Just as al Qaeda continues to plot against heavily guarded embassies and military bases, airports remain a central target for the terror group. Most important, al Qaeda is still intent on hijacking commercial airliners, as a few examples demonstrate. In May 2003, three armed men were arrested in Jeddah before boarding a Saudi Airlines flight; they planned to gain control of the plane and fly it into a building. And in August, after the raid of an al Qaeda safe house, officials learned of a plot to hijack a plane in England and crash it into an unnamed target. Intelligence indicated that operatives might conceal weapons in everyday objects, such as a camera flash, in order to sneak them onto the plane. Al Qaeda has also exhibited a desire to attack passengers on the ground.

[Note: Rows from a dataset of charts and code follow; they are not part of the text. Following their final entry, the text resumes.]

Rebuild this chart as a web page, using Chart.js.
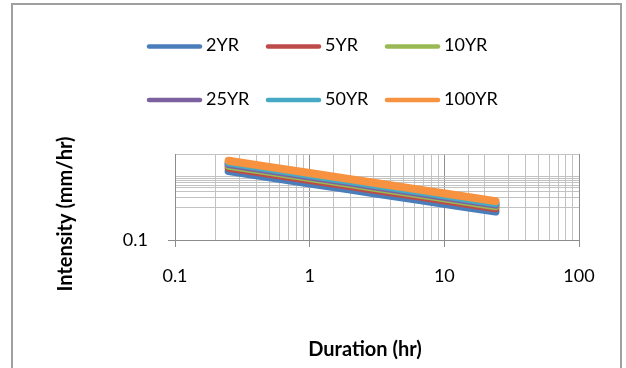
<!DOCTYPE html>
<html>
<head>
<meta charset="utf-8">
<script src="https://cdn.jsdelivr.net/npm/chart.js@4.4.1/dist/chart.umd.min.js"></script>
<style>
  html, body { margin: 0; padding: 0; background: #fff; }
  #wrap { width: 626px; height: 368px; }
</style>
</head>
<body>
<div id="wrap"><canvas id="chart" width="626" height="368"></canvas></div>
<script>
// durations (hr) and intensities (mm/hr)
const durations = [0.25, 0.5, 1, 2, 3, 6, 12, 24];
const seriesNames = ['2YR', '5YR', '10YR', '25YR', '50YR', '100YR'];
const int2yr   = [0.632, 0.536, 0.454, 0.386, 0.350, 0.297, 0.252, 0.214];
const int5yr   = [0.693, 0.588, 0.498, 0.423, 0.384, 0.326, 0.276, 0.234];
const int10yr  = [0.731, 0.620, 0.526, 0.446, 0.405, 0.344, 0.291, 0.247];
const int25yr  = [0.762, 0.646, 0.548, 0.465, 0.422, 0.358, 0.304, 0.258];
const int50yr  = [0.793, 0.672, 0.570, 0.484, 0.439, 0.373, 0.316, 0.268];
const int100yr = [0.836, 0.709, 0.601, 0.510, 0.463, 0.393, 0.333, 0.283];
const xTickLabels = [0.1, 1, 10, 100];
const yTickLabels = [0.1];
// horizontal gridlines as they appear in the original
const yGridValues = [0.1, 0.236, 0.309, 0.368, 0.403, 0.432, 0.461, 0.49, 0.517, 0.541, 1];

const allSeries = [int2yr, int5yr, int10yr, int25yr, int50yr, int100yr];
const colors = ['#4a7ebb', '#be4b48', '#98b954', '#7d60a0', '#46aac5', '#f69240'];

const FONT = 'Lato, "Open Sans", sans-serif';

const isLabelled = (list, v) => list.some(t => Math.abs(t - v) < 1e-9);

// frame, legend and axis titles
const chrome = {
  id: 'chrome',
  beforeDraw(chart) {
    const c = chart.ctx;
    c.save();
    c.fillStyle = '#fff';
    c.fillRect(0, 0, chart.width, chart.height);
    c.strokeStyle = '#a0a0a0';
    c.lineWidth = 2;
    c.strokeRect(12, 4, 609, 400);
    c.restore();
  },
  afterDraw(chart) {
    const c = chart.ctx;
    c.save();
    const colX = [147, 266, 385];
    const rowY = [46.5, 100];
    c.font = '18px ' + FONT;
    c.textBaseline = 'middle';
    c.textAlign = 'left';
    chart.data.datasets.forEach((ds, i) => {
      const x = colX[i % 3];
      const y = rowY[Math.floor(i / 3)];
      c.strokeStyle = ds.borderColor;
      c.lineWidth = 4.5;
      c.lineCap = 'round';
      c.beginPath();
      c.moveTo(x + 2, y);
      c.lineTo(x + 53, y);
      c.stroke();
      c.fillStyle = '#000';
      c.fillText(ds.label, x + 59, y - 1);
    });

    c.font = 'bold 20px ' + FONT;
    c.textAlign = 'center';
    c.fillText('Duration (hr)', 365, 350);
    c.translate(66, 214);
    c.rotate(-Math.PI / 2);
    c.fillText('Intensity (mm/hr)', 0, 0);
    c.restore();
  }
};

const ctx = document.getElementById('chart').getContext('2d');
new Chart(ctx, {
  type: 'line',
  data: {
    datasets: seriesNames.map((name, i) => ({
      label: name,
      data: durations.map((d, j) => ({ x: d, y: allSeries[i][j] })),
      borderColor: colors[i],
      backgroundColor: colors[i],
      borderWidth: 8,
      borderCapStyle: 'round',
      borderJoinStyle: 'round',
      pointRadius: 0,
      tension: 0,
      order: seriesNames.length - i // 100YR drawn on top
    }))
  },
  options: {
    responsive: false,
    animation: false,
    devicePixelRatio: 1,
    layout: { padding: { left: 0, right: 47, top: 154, bottom: 0 } },
    plugins: {
      legend: { display: false },
      tooltip: { enabled: false }
    },
    scales: {
      x: {
        type: 'logarithmic',
        min: 0.1,
        max: 100,
        afterFit: s => { s.height = 128; },
        border: { color: '#8c8c8c', width: 1 },
        grid: {
          tickLength: 7,
          color: c => isLabelled(xTickLabels, c.tick.value) ? '#8e8e8e' : '#c2c2c2',
          tickColor: c => isLabelled(xTickLabels, c.tick.value) ? '#8c8c8c' : 'rgba(0,0,0,0)'
        },
        ticks: {
          autoSkip: false,
          maxRotation: 0,
          padding: 18,
          color: '#000',
          font: { family: FONT, size: 18 },
          callback: v => isLabelled(xTickLabels, v) ? String(v) : ''
        }
      },
      y: {
        type: 'logarithmic',
        min: 0.1,
        max: 1,
        afterFit: s => { s.width = 175; },
        afterBuildTicks: s => { s.ticks = yGridValues.map(v => ({ value: v })); },
        border: { color: '#8c8c8c', width: 1 },
        grid: {
          tickLength: 7,
          color: '#c2c2c2',
          tickColor: c => isLabelled(yTickLabels, c.tick.value) ? '#8c8c8c' : 'rgba(0,0,0,0)'
        },
        ticks: {
          autoSkip: false,
          padding: 20,
          color: '#000',
          font: { family: FONT, size: 18 },
          callback: v => isLabelled(yTickLabels, v) ? String(v) : ''
        }
      }
    }
  },
  plugins: [chrome]
});
</script>
</body>
</html>
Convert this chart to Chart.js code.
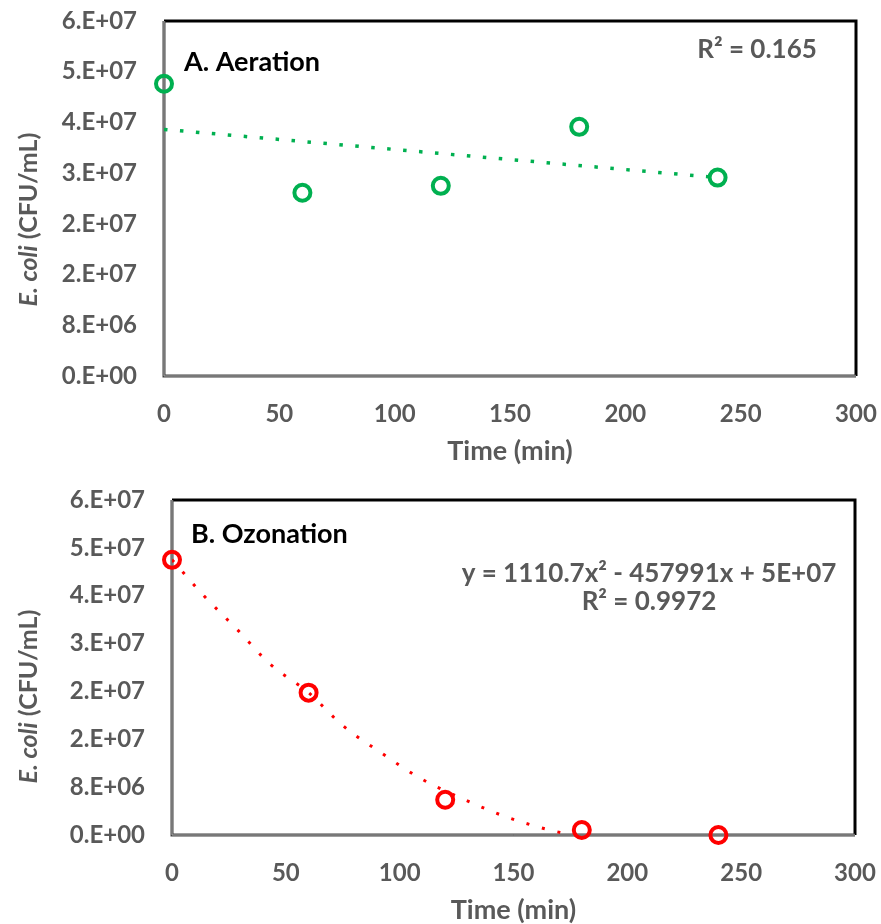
<!DOCTYPE html>
<html>
<head>
<meta charset="utf-8">
<script src="https://cdn.jsdelivr.net/npm/chart.js@4.4.0/dist/chart.umd.min.js"></script>
<style>
html, body { margin: 0; padding: 0; background: #fff; }
#wrapA { position: absolute; left: 0; top: 0; width: 881px; height: 470px; }
#wrapB { position: absolute; left: 0; top: 465px; width: 881px; height: 459px; }
</style>
</head>
<body>
<div id="wrapA"><canvas id="chartA"></canvas></div>
<div id="wrapB"><canvas id="chartB"></canvas></div>
<script>
// sampling times (min)
var timeMin = [0, 60, 120, 180, 240];
// E. coli (CFU/mL)
var aerationCfu = [4.61e7, 2.89e7, 3.0e7, 3.93e7, 3.13e7];
var ozonationCfu = [4.6e7, 2.38e7, 5.9e6, 8.4e5, 0];

// trendlines
var aerTrendX = [0, 240];
var aerTrendY = [3.89e7, 3.13e7];
var ozTrendX = [0, 14, 29, 43, 60, 75, 92, 109, 128, 147, 167, 174];
var ozTrendY = [4.6e7, 4.0e7, 3.42e7, 2.86e7, 2.38e7, 1.83e7, 1.37e7, 9.5e6, 6.0e6, 3.0e6, 7.2e5, 1.5e5];

// axis ticks
var xTicks = [0, 50, 100, 150, 200, 250, 300];
var yTicks = [0, 8e6, 1.6e7, 2.4e7, 3.2e7, 4.0e7, 4.8e7, 5.6e7];
var yTickLabels = ['0.E+00', '8.E+06', '2.E+07', '2.E+07', '3.E+07', '4.E+07', '5.E+07', '6.E+07'];

var FONT = 'Lato';
var GREY = '#595959';

function pairs(xs, ys) {
  return xs.map(function (x, i) { return { x: x, y: ys[i] }; });
}

var decorPlugin = {
  id: 'decor',
  beforeDatasetsDraw: function (chart) {
    var a = chart.chartArea, ctx = chart.ctx;
    ctx.save();
    // top + right border
    ctx.strokeStyle = '#000';
    ctx.lineWidth = 3;
    ctx.beginPath();
    ctx.moveTo(a.left, a.top);
    ctx.lineTo(a.right, a.top);
    ctx.lineTo(a.right, a.bottom);
    ctx.stroke();
    // left + bottom axis lines (double look)
    ctx.strokeStyle = '#404040';
    ctx.lineWidth = 3;
    ctx.beginPath();
    ctx.moveTo(a.left, a.top);
    ctx.lineTo(a.left, a.bottom);
    ctx.lineTo(a.right, a.bottom);
    ctx.stroke();
    ctx.strokeStyle = '#b0b0b0';
    ctx.lineWidth = 1;
    ctx.beginPath();
    ctx.moveTo(a.left, a.top);
    ctx.lineTo(a.left, a.bottom);
    ctx.lineTo(a.right, a.bottom);
    ctx.stroke();
    ctx.restore();
  },
  afterDraw: function (chart, args, o) {
    var a = chart.chartArea, ctx = chart.ctx;
    ctx.save();
    ctx.textBaseline = 'middle';
    // x axis title
    ctx.fillStyle = GREY;
    ctx.font = 'bold 27px ' + FONT;
    ctx.textAlign = 'center';
    ctx.fillText('Time (min)', (a.left + a.right) / 2, a.bottom + 75);
    // y axis title, "E. coli" in italics
    ctx.translate(29, (a.top + a.bottom) / 2 + o.yTitleShift);
    ctx.rotate(-Math.PI / 2);
    var f1 = 'italic bold 25px ' + FONT, f2 = 'bold 25px ' + FONT;
    ctx.font = f1; var w1 = ctx.measureText('E. coli').width;
    ctx.font = f2; var w2 = ctx.measureText(' (CFU/mL)').width;
    ctx.textAlign = 'left';
    ctx.font = f1; ctx.fillText('E. coli', -(w1 + w2) / 2, 0);
    ctx.font = f2; ctx.fillText(' (CFU/mL)', -(w1 + w2) / 2 + w1, 0);
    ctx.restore();

    ctx.save();
    ctx.textBaseline = 'middle';
    // panel label
    ctx.fillStyle = '#000';
    ctx.font = 'bold 27px ' + FONT;
    ctx.textAlign = 'left';
    ctx.fillText(o.panel, a.left + o.panelDx, a.top + o.panelDy);
    // fit text
    ctx.fillStyle = GREY;
    ctx.font = 'bold 26px ' + FONT;
    ctx.textAlign = 'center';
    o.fit.forEach(function (line, i) {
      ctx.fillText(line, a.right - o.fitDx, a.top + o.fitDy + i * 28);
    });
    ctx.restore();
  }
};

function makeChart(id, pts, trend, color, dash, pad, yW, xH, decor) {
  return new Chart(document.getElementById(id), {
    type: 'scatter',
    data: {
      datasets: [{
        data: pts,
        order: 0,
        showLine: false,
        pointStyle: 'circle',
        pointRadius: 8,
        pointHoverRadius: 8,
        borderWidth: 4,
        borderColor: color,
        backgroundColor: 'rgba(0,0,0,0)',
        clip: false
      }, {
        data: trend,
        order: 1,
        showLine: true,
        pointRadius: 0,
        borderColor: color,
        borderWidth: dash[0],
        borderDash: dash,
        cubicInterpolationMode: 'monotone',
        fill: false
      }]
    },
    options: {
      responsive: true,
      maintainAspectRatio: false,
      animation: false,
      layout: { padding: pad },
      plugins: {
        legend: { display: false },
        tooltip: { enabled: false },
        decor: decor
      },
      scales: {
        x: {
          type: 'linear',
          min: 0, max: 300,
          afterBuildTicks: function (s) { s.ticks = xTicks.map(function (v) { return { value: v }; }); },
          afterFit: function (s) { s.height = xH; s.paddingLeft = 0; s.paddingRight = 0; },
          grid: { display: false, drawTicks: false },
          border: { display: false },
          ticks: { color: GREY, font: { family: FONT, size: 24, weight: 'bold' }, padding: 24, maxRotation: 0 }
        },
        y: {
          type: 'linear',
          min: 0, max: 5.6e7,
          afterBuildTicks: function (s) { s.ticks = yTicks.map(function (v) { return { value: v }; }); },
          afterFit: function (s) { s.width = yW; s.paddingTop = 0; s.paddingBottom = 0; },
          grid: { display: false, drawTicks: false },
          border: { display: false },
          ticks: {
            color: GREY, font: { family: FONT, size: 24, weight: 'bold' }, padding: 27,
            callback: function (v, i) { return yTickLabels[i]; }
          }
        }
      }
    },
    plugins: [decorPlugin]
  });
}

makeChart('chartA', pairs(timeMin, aerationCfu), pairs(aerTrendX, aerTrendY), '#00B050', [3.5, 12.5],
  { top: 21, right: 25, left: 0, bottom: 0 }, 164, 94,
  { panel: 'A. Aeration', panelDx: 20, panelDy: 41, fit: ['R\u00B2 = 0.165'], fitDx: 99, fitDy: 29, yTitleShift: 21 });

makeChart('chartB', pairs(timeMin, ozonationCfu), pairs(ozTrendX, ozTrendY), '#FF0000', [3, 13],
  { top: 35, right: 26, left: 0, bottom: 0 }, 172, 89,
  { panel: 'B. Ozonation', panelDx: 19, panelDy: 34, fit: ['y = 1110.7x\u00B2 - 457991x + 5E+07', 'R\u00B2 = 0.9972'], fitDx: 206, fitDy: 74, yTitleShift: 29 });
</script>
</body>
</html>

As a case in point, authorities in Thailand recently arrested a man planning to attack El Al passengers at Bangkok International Airport.
Although this compilation of terrorist plots is inherently incomplete due to the large amount of highly sensitive information that remains classified, it is still very clear that security improvements have not led al Qaeda to shift its focus away from hard targets. Placing too much credence in the soft-target theory is dangerous because it leads to a sense of resignation, encapsulated in the counterterrorism official’s assessment that “there may not be much we can do.” Not only must there continue to be a heavy emphasis placed on aggressive intelligence gathering, but there must also be a sustained drive to continue to improve security at high-value targets such as embassies and airports. Recently documented security gaps at U.S. airports, including a breach of the runway at New York’s JFK airport and the admission by Transportation Security Administration chief James Loy that box cutters can still be smuggled onto airplanes, highlight the work that remains to be done.
–Josh Lefkowitz is a terrorism analyst at the Investigative Project.